Messiers with a bino, Drenthe – 28 apr
A family weekend brought me and my binoculars to the province of Drenthe. This part of our country is known for little light pollution so I figured I’d bring by binocular along. The SSCX bike took a lot of space so the 8″ F6 had to stay at home.
Originally I was out to catch the 41P comet near Hercules. Should be easy enough because of it’s magnitude but the day before I tried but failed. On the 28th of April I wanted a second chance but I also wanted to see if I could bag some other objects. As Messier objects are usually quite bright I selected a few. Here’s the result:
- 41P again remained invisible. Very strange. I haven’t checked it yet but I’m guessing the surface brightness is really low;
- M13, the biggest globular in my skies, was an easy catch: bright nucleus and fainter blob around it. Cool to see it this easily with only a 10×50;
- M92 was also an easy find.
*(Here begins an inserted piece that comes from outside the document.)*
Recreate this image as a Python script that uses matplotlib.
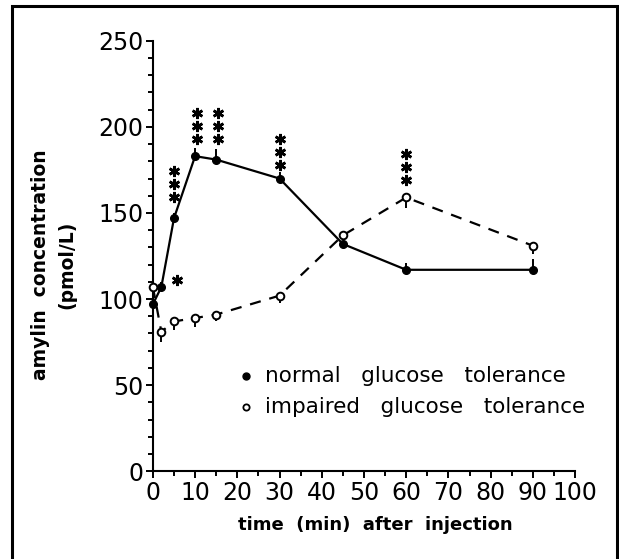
import matplotlib
matplotlib.use("Agg")
import matplotlib.pyplot as plt
from matplotlib.patches import Rectangle
from matplotlib.ticker import MultipleLocator

# sampling times (min after injection)
times = [0, 2, 5, 10, 15, 30, 45, 60, 90]

# amylin (pmol/L), normal glucose tolerance (filled), SEM drawn upward
normal = [97, 107, 147, 183, 181, 170, 132, 117, 117]
normal_sem = [3, 3, 3, 5, 6, 4, 2, 4, 6]

# impaired glucose tolerance (open), SEM drawn downward
impaired = [107, 81, 87, 89, 91, 102, 137, 159, 131]
impaired_sem = [3, 6, 5, 5, 4, 4, 2, 6, 5]

# significance marks: stacks of three stars (x, value of lowest star)
star3_x = [5, 10.4, 15.4, 30, 60]
star3_y = [159, 193, 193, 178, 169]
star1_x = [5.7]
star1_y = [111]

plt.rcParams['font.family'] = ['DejaVu Sans']

fig = plt.figure(figsize=(6.19, 5.59), dpi=100)
ax = fig.add_axes([0.247, 0.157, 0.682, 0.770])

# normal: solid line, filled dots, bars up
ax.errorbar(times, normal, yerr=[[0] * len(normal), normal_sem], fmt='-o',
            color='black', lw=1.6, ms=5.5, mfc='black', mec='black',
            elinewidth=1.4, capsize=0, clip_on=False, zorder=3)

# impaired: dashed line, open dots, bars down
ax.errorbar(times, impaired, yerr=[impaired_sem, [0] * len(impaired)], fmt='--o',
            color='black', lw=1.6, ms=5.5, mfc='white', mec='black', mew=1.4,
            elinewidth=1.4, capsize=0, dashes=(5, 4), clip_on=False, zorder=4)

# stars
step = 7.6
for x, y in zip(star3_x, star3_y):
    ax.plot([x, x, x], [y, y + step, y + 2 * step], ls='none', marker=(6, 2, 0),
            ms=8, mew=1.9, color='black', clip_on=False)
ax.plot(star1_x, star1_y, ls='none', marker=(6, 2, 0), ms=8, mew=1.9,
        color='black', clip_on=False)

# legend drawn by hand like the original
ax.plot([22], [55.5], 'o', ms=5, color='black')
ax.plot([22], [37.5], 'o', ms=4.5, mfc='white', mec='black', mew=1.3)
ax.text(26.5, 55.5, 'normal   glucose   tolerance', fontsize=15.5, va='center')
ax.text(26.5, 37.5, 'impaired   glucose   tolerance', fontsize=15.5, va='center')

ax.set_xlim(0, 100)
ax.set_ylim(0, 250)
ax.xaxis.set_major_locator(MultipleLocator(10))
ax.xaxis.set_minor_locator(MultipleLocator(5))
ax.yaxis.set_major_locator(MultipleLocator(50))
ax.yaxis.set_minor_locator(MultipleLocator(10))
ax.tick_params(which='major', length=5, width=1.4, direction='out',
               labelsize=17, pad=2)
ax.tick_params(which='minor', length=3.5, width=1.4, direction='out')
for side in ('top', 'right'):
    ax.spines[side].set_visible(False)
for side in ('left', 'bottom'):
    ax.spines[side].set_linewidth(1.5)

fig.text(0.606, 0.061, 'time  (min)  after  injection', fontsize=13,
         fontweight='bold', ha='center', va='center')
fig.text(0.087, 0.526, 'amylin  concentration\n(pmol/L)', fontsize=13.5,
         fontweight='bold', ha='center', va='center', rotation=90,
         multialignment='center', linespacing=1.45)

# frame round the whole figure
fig.add_artist(Rectangle((0.019, -0.02), 0.978, 1.009, transform=fig.transFigure,
                         fill=False, lw=2.2, color='black'))

fig.savefig('out.png', dpi=100)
It’s located midway between two bright stars and a miniature version of M13;
- To my surprise I was able to make out M87 en M86 in the Virgo cluster. After reading an article by Jeremy Perez I thought I might be able to see them but it was in fact really easy;
- The best catch was M104, the Sombrero Galaxy. I could make out a sigar shaped little smear dotted with a stellar core. Ofcourse, only slightly visible with averted vision;
- Melotte 111 is an easy naked eye object and the bino’s FOV appeared to small to fit all of it in one view. Big, bright, blue-ish stars.
I forgot to have a look at Kemble 1 or Kemble’s Cascade. It’s a cool asterism but quite hard to locate.